Tag: car

A Daily Struggle: Tethering Child Safety Seats

Daily, moms and dads across the country place their most precious cargo into a child safety seat and hit the road, all of them believing their children are safe and secure. With mandatory laws requiring that children be placed in car seats, two systems (seat and car) come into play and interact with one another. This interaction of a child safety seat with a vehicle is another example of how system safety can be used to recognize hazards and eliminate said hazards through design.

Over the years, there has been literature regarding parents’ alleged misuse of car seats relative to installation anchoring. Misuse is the incorrect term though. Parents use their best efforts to anchor car seats given the two systems they are utilizing. Designers of the systems (both car seat designers and car designers) should undertake studies well in advance of marketing to understand how parents will use both systems in conjunction.

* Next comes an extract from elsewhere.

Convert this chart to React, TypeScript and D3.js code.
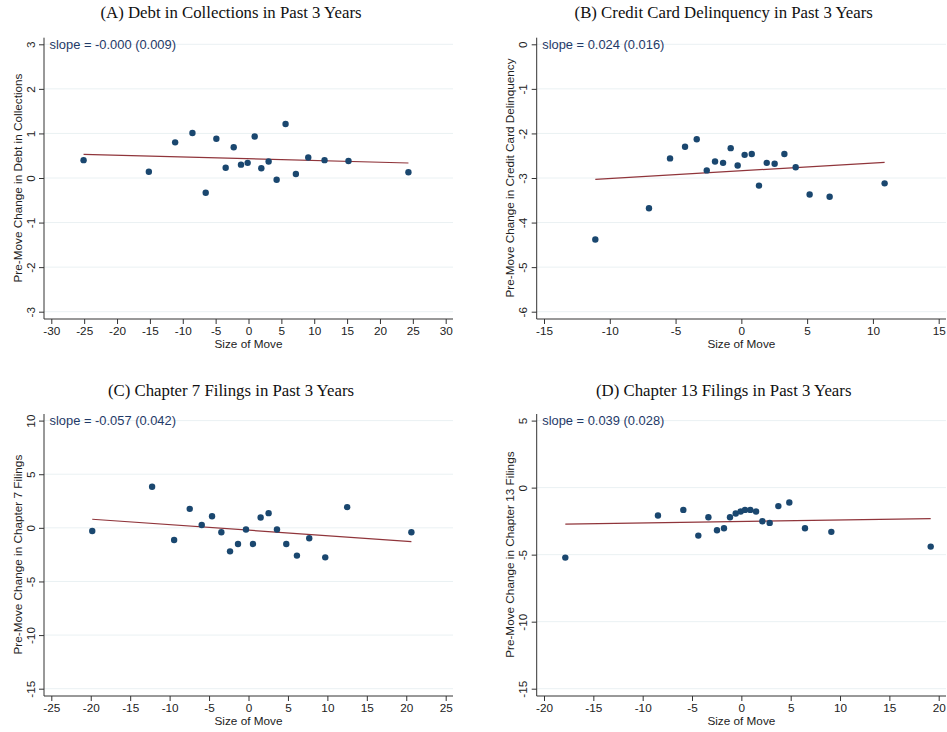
import React, { useRef, useEffect } from 'react';
import * as d3 from 'd3';

// Panel A: debt in collections
const debtX = [-25.09, -15.16, -11.16, -8.53, -6.51, -4.89, -3.47, -2.25, -1.14, -0.13, 0.94, 1.95, 3.06, 4.28, 5.64, 7.21, 9.09, 11.57, 15.21, 24.33];
const debtY = [0.4, 0.14, 0.8, 1.01, -0.33, 0.88, 0.23, 0.69, 0.3, 0.34, 0.93, 0.22, 0.37, -0.04, 1.21, 0.09, 0.46, 0.4, 0.38, 0.13];
const debtFitX = [-25.09, 24.33];
const debtFitY = [0.53, 0.337];

// Panel B: credit card delinquency
const ccX = [-11.1, -7.02, -5.42, -4.28, -3.39, -2.63, -2.0, -1.39, -0.81, -0.28, 0.25, 0.79, 1.34, 1.93, 2.53, 3.27, 4.13, 5.19, 6.71, 10.89];
const ccY = [-4.38, -3.68, -2.56, -2.3, -2.13, -2.83, -2.63, -2.66, -2.33, -2.72, -2.48, -2.46, -3.17, -2.66, -2.68, -2.46, -2.76, -3.37, -3.42, -3.12];
const ccFitX = [-11.1, 10.89];
const ccFitY = [-3.03, -2.65];

// Panel C: chapter 7 filings
const ch7X = [-19.81, -12.22, -9.43, -7.45, -5.93, -4.62, -3.44, -2.34, -1.33, -0.32, 0.57, 1.54, 2.55, 3.61, 4.79, 6.14, 7.7, 9.73, 12.51, 20.65];
const ch7Y = [-0.29, 3.83, -1.13, 1.77, 0.27, 1.08, -0.41, -2.19, -1.5, -0.16, -1.5, 0.96, 1.37, -0.16, -1.5, -2.59, -0.97, -2.75, 1.93, -0.41];
const ch7FitX = [-19.81, 20.65];
const ch7FitY = [0.8, -1.28];

// Panel D: chapter 13 filings
const ch13X = [-17.84, -8.45, -5.88, -4.36, -3.34, -2.47, -1.76, -1.15, -0.57, -0.07, 0.37, 0.91, 1.49, 2.13, 2.87, 3.75, 4.86, 6.45, 9.12, 19.19];
const ch13Y = [-5.22, -2.08, -1.66, -3.58, -2.21, -3.18, -3.03, -2.21, -1.93, -1.78, -1.66, -1.66, -1.78, -2.51, -2.63, -1.38, -1.11, -3.03, -3.3, -4.4];
const ch13FitX = [-17.84, 19.19];
const ch13FitY = [-2.73, -2.31];

const ticksA_x = [-30, -25, -20, -15, -10, -5, 0, 5, 10, 15, 20, 25, 30];
const ticksA_y = [-3, -2, -1, 0, 1, 2, 3];
const ticksB_x = [-15, -10, -5, 0, 5, 10, 15];
const ticksB_y = [-6, -5, -4, -3, -2, -1, 0];
const ticksC_x = [-25, -20, -15, -10, -5, 0, 5, 10, 15, 20, 25];
const ticksC_y = [-15, -10, -5, 0, 5, 10];
const ticksD_x = [-20, -15, -10, -5, 0, 5, 10, 15, 20];
const ticksD_y = [-15, -10, -5, 0, 5];

const titles = [
  '(A) Debt in Collections in Past 3 Years',
  '(B) Credit Card Delinquency in Past 3 Years',
  '(C) Chapter 7 Filings in Past 3 Years',
  '(D) Chapter 13 Filings in Past 3 Years',
];
const yTitles = [
  'Pre-Move Change in Debt in Collections',
  'Pre-Move Change in Credit Card Delinquency',
  'Pre-Move Change in Chapter 7 Filings',
  'Pre-Move Change in Chapter 13 Filings',
];
const slopes = ['slope = -0.000 (0.009)', 'slope = 0.024 (0.016)', 'slope = -0.057 (0.042)', 'slope = 0.039 (0.028)'];

const SANS = 'Liberation Sans, Arial, sans-serif';
const SERIF = 'Liberation Serif, Times New Roman, serif';
const DOT = '#1a476f';
const FIT = '#90353b';
const GRID = '#eaf1f3';
const AXIS = '#333333';

const drawPanel = (g, p) => {
  const xScale = d3.scaleLinear().domain(d3.extent(p.xTicks)).range([p.axisX + 7.3, p.right - 7.3]);
  const yScale = d3.scaleLinear().domain(d3.extent(p.yTicks)).range([p.axisY - 7.3, p.top + 6.6]);
  const fmt = (d) => String(d); // plain hyphen minus, like the original

  // Gridlines
  g.selectAll('.grid')
    .data(p.yTicks)
    .enter()
    .append('line')
    .attr('x1', p.axisX)
    .attr('x2', p.right)
    .attr('y1', (d) => yScale(d))
    .attr('y2', (d) => yScale(d))
    .attr('stroke', GRID)
    .attr('stroke-width', 1);

  // Axes
  const yAxis = d3.axisLeft(yScale).tickValues(p.yTicks).tickSize(5).tickSizeOuter(0).tickFormat(fmt);
  const xAxis = d3.axisBottom(xScale).tickValues(p.xTicks).tickSize(5).tickSizeOuter(0).tickFormat(fmt);

  const ya = g.append('g').attr('transform', `translate(${p.axisX},0)`).call(yAxis);
  ya.select('.domain').attr('d', `M0,${p.top}V${p.axisY}`).attr('stroke', AXIS);
  ya.selectAll('.tick line').attr('stroke', AXIS);
  ya.selectAll('.tick text')
    .attr('x', null)
    .attr('dy', null)
    .attr('text-anchor', 'middle')
    .attr('dominant-baseline', 'central')
    .attr('transform', 'translate(-14,0) rotate(-90)')
    .attr('font-family', SANS)
    .attr('font-size', 11.75)
    .attr('fill', '#222');

  const xa = g.append('g').attr('transform', `translate(0,${p.axisY})`).call(xAxis);
  xa.select('.domain').attr('d', `M${p.axisX},0H${p.right}`).attr('stroke', AXIS);
  xa.selectAll('.tick line').attr('stroke', AXIS);
  xa.selectAll('.tick text')
    .attr('y', 8)
    .attr('dy', '0.71em')
    .attr('font-family', SANS)
    .attr('font-size', 11.75)
    .attr('fill', '#222');

  // Fit line
  const fit = p.fitX.map((x, i) => [x, p.fitY[i]]);
  g.append('path')
    .attr('d', d3.line().x((d) => xScale(d[0])).y((d) => yScale(d[1]))(fit))
    .attr('fill', 'none')
    .attr('stroke', FIT)
    .attr('stroke-width', 1.2);

  // Points
  g.selectAll('.dot')
    .data(p.xs.map((x, i) => [x, p.ys[i]]))
    .enter()
    .append('circle')
    .attr('cx', (d) => xScale(d[0]))
    .attr('cy', (d) => yScale(d[1]))
    .attr('r', 3.2)
    .attr('fill', DOT);

  // Labels
  g.append('text')
    .attr('x', p.axisX + 5.5)
    .attr('y', yScale(p.yTicks[p.yTicks.length - 1]))
    .attr('dominant-baseline', 'central')
    .attr('font-family', SANS)
    .attr('font-size', 12.9)
    .attr('fill', '#1f3a68')
    .text(p.slope);

  g.append('text')
    .attr('x', (xScale.range()[0] + xScale.range()[1]) / 2)
    .attr('y', p.axisY + 28.5)
    .attr('text-anchor', 'middle')
    .attr('font-family', SANS)
    .attr('font-size', 11.75)
    .attr('fill', '#222')
    .text('Size of Move');

  g.append('text')
    .attr('transform', `translate(${p.axisX - 27},${(yScale.range()[0] + yScale.range()[1]) / 2}) rotate(-90)`)
    .attr('text-anchor', 'middle')
    .attr('dominant-baseline', 'central')
    .attr('font-family', SANS)
    .attr('font-size', 11.75)
    .attr('fill', '#222')
    .text(p.yTitle);

  g.append('text')
    .attr('x', p.axisX + 187)
    .attr('y', p.titleY)
    .attr('text-anchor', 'middle')
    .attr('font-family', SERIF)
    .attr('font-size', 16.8)
    .attr('fill', '#111')
    .text(p.title);
};

const App = () => {
  const chartRef = useRef(null);

  useEffect(() => {
    document.body.style.margin = '0';
    const svg = d3.select(chartRef.current);
    svg.selectAll('*').remove();

    const panels = [
      { xs: debtX, ys: debtY, fitX: debtFitX, fitY: debtFitY, xTicks: ticksA_x, yTicks: ticksA_y, axisX: 44, right: 453, top: 37.7, axisY: 319, titleY: 18.3 },
      { xs: ccX, ys: ccY, fitX: ccFitX, fitY: ccFitY, xTicks: ticksB_x, yTicks: ticksB_y, axisX: 536.7, right: 946, top: 37.7, axisY: 319, titleY: 18.3 },
      { xs: ch7X, ys: ch7Y, fitX: ch7FitX, fitY: ch7FitY, xTicks: ticksC_x, yTicks: ticksC_y, axisX: 44, right: 453, top: 414, axisY: 696, titleY: 395.7 },
      { xs: ch13X, ys: ch13Y, fitX: ch13FitX, fitY: ch13FitY, xTicks: ticksD_x, yTicks: ticksD_y, axisX: 536.7, right: 946, top: 414, axisY: 696, titleY: 395.7 },
    ];

    panels.forEach((p, i) => {
      drawPanel(svg.append('g'), { ...p, title: titles[i], yTitle: yTitles[i], slope: slopes[i] });
    });
  }, []);

  return <svg ref={chartRef} width={947} height={732} style={{ display: 'block', background: '#fff' }} />;
};

export default App;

In 2015 the Insurance Institute for Highway Safety published a study regarding LATCH (Lower Anchors and Tethers for Children). The study found that latch hardware could be better designed for correct installation. The study recognized that parents often struggled to locate the anchors in vehicles or find it difficult to attach the car seat to the vehicle.

Lower anchors should be no more than ¾ inch deep in the seat bight (area where the seat back and base come together). 

Seat Bight Measurements

The left picture shows a depth of less than ¾ inch. The right picture shows a depth of greater than ¾ inch.

Upper anchor points should also be easy to find, clearly labeled, and not confused with such things as cargo hooks that could be mistaken for anchor points.

Seat anchor examples

The two left images show vehicles with easy to find anchors without other hardware nearby that could be confused as anchors. The right image shows tethering anchors that are hard to find. They are hidden among other hardware that could easily be confused as anchors.

Securely anchoring child seats should not be a struggle for parents. Coordinating designs of child seats relative to vehicles is an example of how design induced error can occur when system safety is not used.